“Zot chukkat ha Torà – Questo è lo statuto della Torà”
Con queste parole inizia la parashà che leggeremo questo shabbat.
La parola “chukkat” viene tradotta “legge-statuto”, ma in realtà deriverebbe, secondo una interpretazione rabbinica, dal verbo “le chacchech” che significa “scolpire sulla pietra”.
“Chok velò jaavor – Ciò che è scolpito non verrà trasgredito” dice il salmo; cioè, l’intento della Torà è quello di far sì che certe mizvot, ritenute troppo difficili o addirittura incomprensibili, non possano essere tralasciate.
Nella parashà si parla due volte di animali: la prima a proposito della vacca rossa, la cui finalità era quella di purificare chi era impuro, mentre chi era puro, toccando l’acqua della vacca rossa, diventava impuro.
La seconda riguarda serpenti, i quali morsero un gran numero di ebrei, perché si erano macchiati della colpa di non aver avuto fiducia nel Signore, manifestando la volontà di tornare in Egitto, poiché lì avrebbero mangiato in gran quantità, rispetto alla manna.

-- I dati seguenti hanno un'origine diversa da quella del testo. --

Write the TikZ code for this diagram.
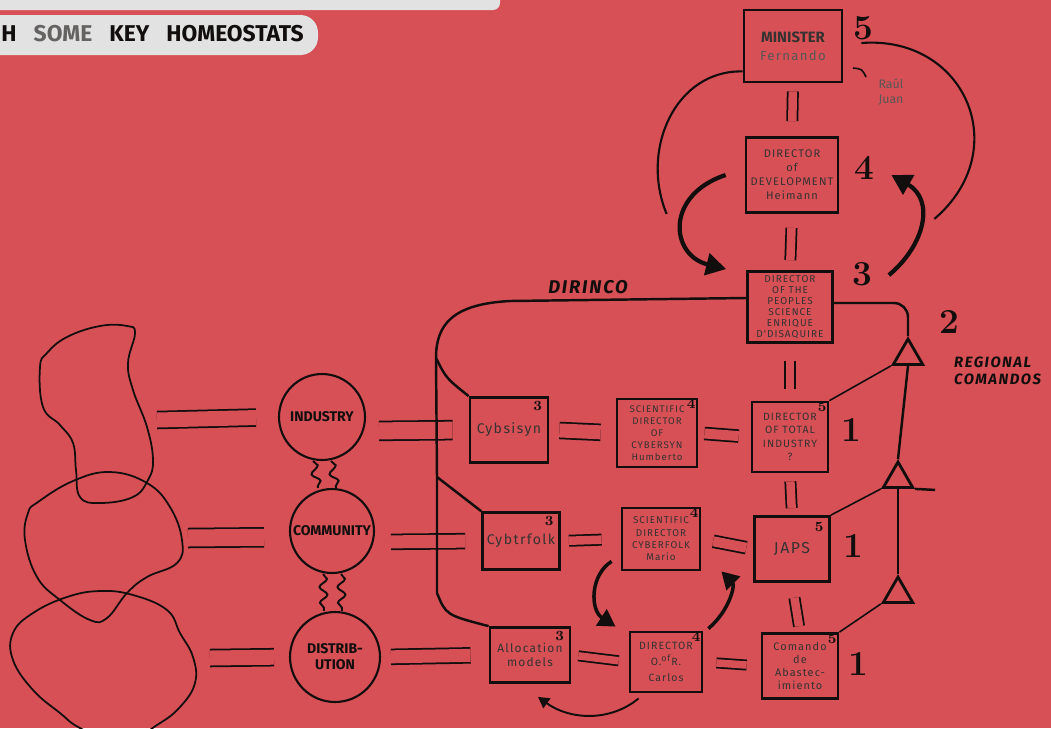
\documentclass[tikz,border=0pt]{standalone}
\usepackage{fontspec}
\setsansfont{Fira Sans}
\newfontfamily\handfont[LetterSpace=10]{Fira Sans}
\usetikzlibrary{positioning,shapes.geometric,arrows.meta,decorations.pathmorphing}
\definecolor{bgred}{RGB}{214,80,85}
\definecolor{banner}{RGB}{226,226,226}
\definecolor{ink}{RGB}{18,14,14}

\begin{document}
\begin{tikzpicture}[x=0.02cm,y=-0.02cm,
	box/.style={draw=ink, line width=1.6pt, inner sep=1pt, align=center, text=ink!85,
		font=\handfont\fontsize{6}{7.5}\selectfont},
	hub/.style={circle, draw=ink, line width=1.2pt, inner sep=0pt, align=center, text=ink,
		font=\sffamily\bfseries\fontsize{8}{9}\selectfont},
	eq/.style={draw=ink, line width=1pt, double=bgred, double distance=0.2cm},
	wavy/.style={draw=ink, line width=1.1pt, decorate, decoration={snake, amplitude=2.2pt, segment length=9pt}},
	bus/.style={draw=ink, line width=1.4pt},
	fine/.style={draw=ink, line width=0.9pt},
	blob/.style={draw=ink, line width=1pt},
	tri/.style={regular polygon, regular polygon sides=3, draw=ink, fill=bgred, line width=1.6pt, minimum size=0.68cm, inner sep=0pt},
	lvl/.style={font=\fontsize{20}{20}\selectfont\bfseries, text=ink, inner sep=0pt},
	tag/.style={font=\fontsize{8}{8}\selectfont\bfseries, text=ink, inner sep=0pt},
	bigarrow/.style={draw=ink, line width=2.4pt, -{Triangle[length=0.4cm,width=0.44cm]}},
	smallarrow/.style={draw=ink, line width=2pt, -{Triangle[length=0.34cm,width=0.38cm]}},
	]
	\useasboundingbox (0,0) rectangle (1051,728);
	\clip (0,0) rectangle (1051,728);
	\fill[bgred] (0,0) rectangle (1051,728);

	% title strips
	\fill[banner, rounded corners=4pt] (-30,-30) rectangle (500,10);
	\fill[banner, rounded corners=10pt] (-30,15) rectangle (318,55);
	\node[anchor=west, inner sep=0pt, text=ink, font=\sffamily\bfseries\fontsize{13}{14}\selectfont] (title) at (1,34)
		{H\hspace{0.75em}{\color{ink!65}SOME}\hspace{0.75em}KEY\hspace{0.75em}HOMEOSTATS};

	% blobs
	\draw[blob] plot[smooth cycle, tension=0.7] coordinates {(100,326) (127,326) (135,333) (128,363) (133,390) (147,427) (153,460) (148,480) (133,497) (100,503) (80,497) (76,470) (73,443) (60,425) (43,407) (40,367) (47,353) (67,337)};
	\draw[blob] plot[smooth cycle, tension=0.7] coordinates {(38,502) (73,481) (110,472) (147,483) (170,507) (182,540) (177,563) (147,577) (127,593) (107,618) (90,620) (60,600) (37,577) (25,540) (28,513)};
	\draw[blob] plot[smooth cycle, tension=0.7] coordinates {(13,633) (33,613) (67,597) (100,591) (133,595) (167,610) (180,633) (193,657) (195,683) (180,707) (157,725) (120,745) (80,728) (60,713) (33,690) (13,660)};
	\coordinate (blobA) at (157,420);
	\coordinate (blobB) at (188,538);
	\coordinate (blobC) at (210,658);

	% homeostats
	\node[hub, minimum size=1.72cm] (industry) at (322,417) {INDUSTRY};
	\node[hub, minimum size=1.68cm] (community) at (332,531) {COMMUNITY};
	\node[hub, minimum size=1.8cm] (distrib) at (335,657) {DISTRIB-\\UTION};

	% boxes
	\node[box, minimum width=1.96cm, minimum height=1.44cm] (minister) at (793,46)
		{{\sffamily\bfseries\fontsize{8.5}{10}\selectfont MINISTER}\\[3pt]{\fontsize{7.5}{8}\selectfont\color{ink!70}Fernando}};
	\node[box, minimum width=1.84cm, minimum height=1.5cm, font=\handfont\fontsize{6.3}{8}\selectfont] (dev) at (792,175)
		{DIRECTOR\\of\\DEVELOPMENT\\Heimann};
	\node[box, minimum width=1.7cm, minimum height=1.42cm, font=\handfont\fontsize{5.7}{6.3}\selectfont] (peoples) at (790,307)
		{DIRECTOR\\OF THE\\PEOPLES\\SCIENCE\\ENRIQUE\\D'DISAQUIRE};
	\node[box, minimum width=1.56cm, minimum height=1.3cm, font=\handfont\fontsize{8}{9}\selectfont] (cybsisyn) at (509,430) {Cybsisyn};
	\node[box, minimum width=1.6cm, minimum height=1.36cm, font=\handfont\fontsize{5.5}{6.8}\selectfont] (sdcybersyn) at (657,433)
		{SCIENTIFIC\\DIRECTOR\\OF\\CYBERSYN\\Humberto};
	\node[box, minimum width=1.52cm, minimum height=1.4cm, font=\handfont\fontsize{6}{7.6}\selectfont] (totalind) at (790,437)
		{DIRECTOR\\OF TOTAL\\INDUSTRY\\?};
	\node[box, minimum width=1.54cm, minimum height=1.14cm, font=\handfont\fontsize{8}{9}\selectfont] (cybsfolk) at (521,541) {Cybtrfolk};
	\node[box, minimum width=1.56cm, minimum height=1.24cm, font=\handfont\fontsize{5.6}{7}\selectfont] (sdcyberfolk) at (661,539)
		{SCIENTIFIC\\DIRECTOR\\CYBERFOLK\\Mario};
	\node[box, minimum width=1.5cm, minimum height=1.3cm, font=\handfont\fontsize{9}{10}\selectfont] (japs) at (792,549) {JAPS};
	\node[box, minimum width=1.6cm, minimum height=1.1cm, font=\handfont\fontsize{6.8}{8}\selectfont] (alloc) at (530,655)
		{Allocation\\models};
	\node[box, minimum width=1.44cm, minimum height=1.2cm, font=\handfont\fontsize{6}{9}\selectfont] (dor) at (666,662)
		{DIRECTOR\\O.\textsuperscript{of}R.\\Carlos};
	\node[box, minimum width=1.52cm, minimum height=1.3cm, font=\handfont\fontsize{6.2}{7.5}\selectfont] (comando) at (800,666)
		{Comando\\de\\Abastec-\\imiento};

	% small numbers in the boxes
	\node[tag, below left=3pt and 4pt of cybsisyn.north east] (n-cybsisyn) {3};
	\node[tag, below left=1pt and 1.5pt of sdcybersyn.north east] (n-sdcybersyn) {4};
	\node[tag, below left=1pt and 1.5pt of totalind.north east] (n-totalind) {5};
	\node[tag, below left=3pt and 4pt of cybsfolk.north east] (n-cybsfolk) {3};
	\node[tag, below left=1pt and 1.5pt of sdcyberfolk.north east] (n-sdcyberfolk) {4};
	\node[tag, below left=4pt and 4pt of japs.north east] (n-japs) {5};
	\node[tag, below left=3pt and 4pt of alloc.north east] (n-alloc) {3};
	\node[tag, below left=1pt and 1.5pt of dor.north east] (n-dor) {4};
	\node[tag, below left=1pt and 1.5pt of comando.north east] (n-comando) {5};

	% levels
	\node[lvl] (l-min) at (863,28) {5};
	\node[lvl] (l-dev) at (864,168) {4};
	\node[lvl] (l-peoples) at (862,274) {3};
	\node[lvl] (l-regional) at (949,322) {2};
	\node[lvl] (l-row1) at (851,430) {1};
	\node[lvl] (l-row2) at (853,546) {1};
	\node[lvl] (l-row3) at (858,664) {1};

	\node[anchor=west, align=left, text=ink, font=\handfont\bfseries\itshape\fontsize{8.5}{10}\selectfont] (regional) at (948,371)
		{REGIONAL\\COMANDOS};
	\node[text=ink, font=\handfont\bfseries\itshape\fontsize{10.5}{11}\selectfont] (dirinco) at (588,287) {DIRINCO};
	\node[align=left, text=ink!70, font=\sffamily\fontsize{7}{8.5}\selectfont] (raul) at (891,92) {Raúl\\Juan};
	\draw[fine] (853,68) .. controls (862,69) .. (866,77);

	% equals links
	\draw[eq, double distance=0.3cm, shorten >=0.44cm] (blobA) -- (industry.west);
	\draw[eq, double distance=0.34cm, shorten >=0.5cm] (blobB) -- ([yshift=-0.12cm]community.west);
	\draw[eq, double distance=0.3cm, shorten >=0.3cm] (blobC) -- (distrib.west);
	\draw[eq, double distance=0.34cm, shorten <=0.26cm, shorten >=0.32cm] ([yshift=-0.28cm]industry.east) -- (cybsisyn.west);
	\draw[eq, double distance=0.26cm, shorten <=0.32cm, shorten >=0.32cm] ([yshift=-0.22cm]community.east) -- (cybsfolk.west);
	\draw[eq, double distance=0.26cm, shorten <=0.2cm, shorten >=0.36cm] (distrib.east) -- (alloc.west);
	\draw[eq, double distance=0.28cm, shorten <=0.2cm, shorten >=0.3cm] (cybsisyn.east) -- (sdcybersyn.west);
	\draw[eq, double distance=0.2cm, shorten <=0.12cm, shorten >=0.24cm] (sdcybersyn.east) -- (totalind.west);
	\draw[eq, double distance=0.17cm, shorten <=0.16cm, shorten >=0.38cm] (cybsfolk.east) -- (sdcyberfolk.west);
	\draw[eq, double distance=0.2cm, shorten <=0.24cm, shorten >=0.14cm] (sdcyberfolk.east) -- (japs.west);
	\draw[eq, double distance=0.15cm, shorten <=0.14cm, shorten >=0.2cm] (alloc.east) -- (dor.west);
	\draw[eq, double distance=0.15cm, shorten <=0.26cm, shorten >=0.28cm] (dor.east) -- (comando.west);
	\draw[eq, double distance=0.17cm, shorten <=0.16cm, shorten >=0.3cm] (minister.south) -- (dev.north);
	\draw[eq, double distance=0.17cm, shorten <=0.28cm, shorten >=0.2cm] (dev.south) -- (peoples.north);
	\draw[eq, double distance=0.17cm, shorten <=0.34cm, shorten >=0.24cm] (peoples.south) -- (totalind.north);
	\draw[eq, double distance=0.17cm, shorten <=0.16cm, shorten >=0.14cm] (totalind.south) -- (japs.north);
	\draw[eq, double distance=0.17cm, shorten <=0.3cm, shorten >=0.12cm] (japs.south) -- (comando.north);

	% wavy couplings
	\draw[wavy] ([xshift=-0.18cm]industry.south) -- ([xshift=-0.28cm]community.north);
	\draw[wavy] ([xshift=0.18cm]industry.south) -- ([xshift=0.08cm]community.north);
	\draw[wavy] ([xshift=-0.18cm]community.south) -- ([xshift=-0.22cm]distrib.north);
	\draw[wavy] ([xshift=0.18cm]community.south) -- ([xshift=0.14cm]distrib.north);

	% DIRINCO bus
	\coordinate (busTop) at (436,358);
	\coordinate (busMid) at (437,477);
	\coordinate (busLow) at (437,593);
	\draw[bus] ([yshift=0.18cm]peoples.west) -- (510,301) .. controls (452,304) and (436,325) .. (busTop) -- (busMid) -- (busLow);
	\draw[bus] (busTop) .. controls (446,378) .. (cybsisyn.north west);
	\draw[bus] (busMid) -- (cybsfolk.north west);
	\draw[bus] (busLow) .. controls (446,615) .. (alloc.north west);

	% regional comandos
	\node[tri] (t1) at (908,356) {};
	\node[tri] (t2) at (898,479) {};
	\node[tri] (t3) at (898,594) {};
	\draw[bus, rounded corners=8pt] ([yshift=0.08cm]peoples.east) -| (t1.corner 1);
	\draw[bus] (t1.side 2) -- (t2.corner 1);
	\draw[bus] (t2.side 2) -- (t3.corner 1);
	\draw[fine] (t1.corner 2) -- (totalind.north east);
	\draw[fine] (t2.corner 2) -- (japs.north east);
	\draw[fine] (t3.corner 2) -- (comando.north east);
	\draw[bus] (t2.corner 3) -- ++(20,1);

	% loops round the top
	\draw[bus, line width=1.2pt] ([yshift=0.24cm]minister.south west) .. controls (675,70) and (640,150) .. ([xshift=-1.56cm]dev.south west);
	\draw[bus, line width=1.2pt] ([xshift=0.36cm,yshift=0.06cm]minister.east) .. controls (965,35) and (1015,150) .. ([xshift=1.9cm,yshift=-0.1cm]dev.south east);
	\draw[bigarrow] ([xshift=-0.38cm]dev.west) .. controls (665,195) and (670,255) .. ([xshift=-0.4cm,yshift=0.02cm]peoples.north west);
	\draw[bigarrow] ([xshift=1.1cm,yshift=-0.1cm]peoples.north east) .. controls (925,245) and (935,200) .. ([xshift=1.04cm]dev.east);

	% loops round O.R.
	\draw[smallarrow] ([xshift=-0.18cm,yshift=0.2cm]sdcyberfolk.south west) .. controls (590,575) and (590,610) .. ([xshift=-0.26cm,yshift=0.08cm]dor.north west);
	\draw[smallarrow] ([xshift=0.1cm,yshift=0.04cm]dor.north east) .. controls (730,610) and (735,585) .. ([xshift=0.4cm]sdcyberfolk.south east);
	\draw[fine, line width=1.1pt, -{Triangle[length=0.22cm,width=0.24cm]}] ([xshift=0.2cm,yshift=-0.1cm]dor.south west) .. controls (610,722) and (570,720) .. ([xshift=0.16cm,yshift=-0.26cm]alloc.south);
\end{tikzpicture}
\end{document}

Molti di essi, pur essendo stati morsi dai serpenti non morirono, ma essendo gravemente feriti, si pentirono chiedendo a Mosè di intercedere con D-o, per farli guarire.
D-o dice a Mosè di costruire un serpente di bronzo e porlo in alto, in modo che chi lo guardava intensamente sarebbe guarito.
Come è possibile che la Torà si presti a queste pratiche?
La vacca è la madre del vitello il quale ricorda al popolo una grave colpa di cui si era macchiato; mentre il serpente era il simbolo della magia, usato in Egitto dagli stregoni per fare atti di magia.
Attraverso queste pratiche, proprio per questo chiamati “chukkim”, il popolo doveva ritrovare la sua vera identità, senza esagerare, né deviare a destra o a sinistra.
Se il serpente è il simbolo della strada tortuosa, il popolo ebraico deve essere jashar , retto, proprio a causa del nome che porta: Israel, ossia colui che si comportato rettamente davanti al Signore.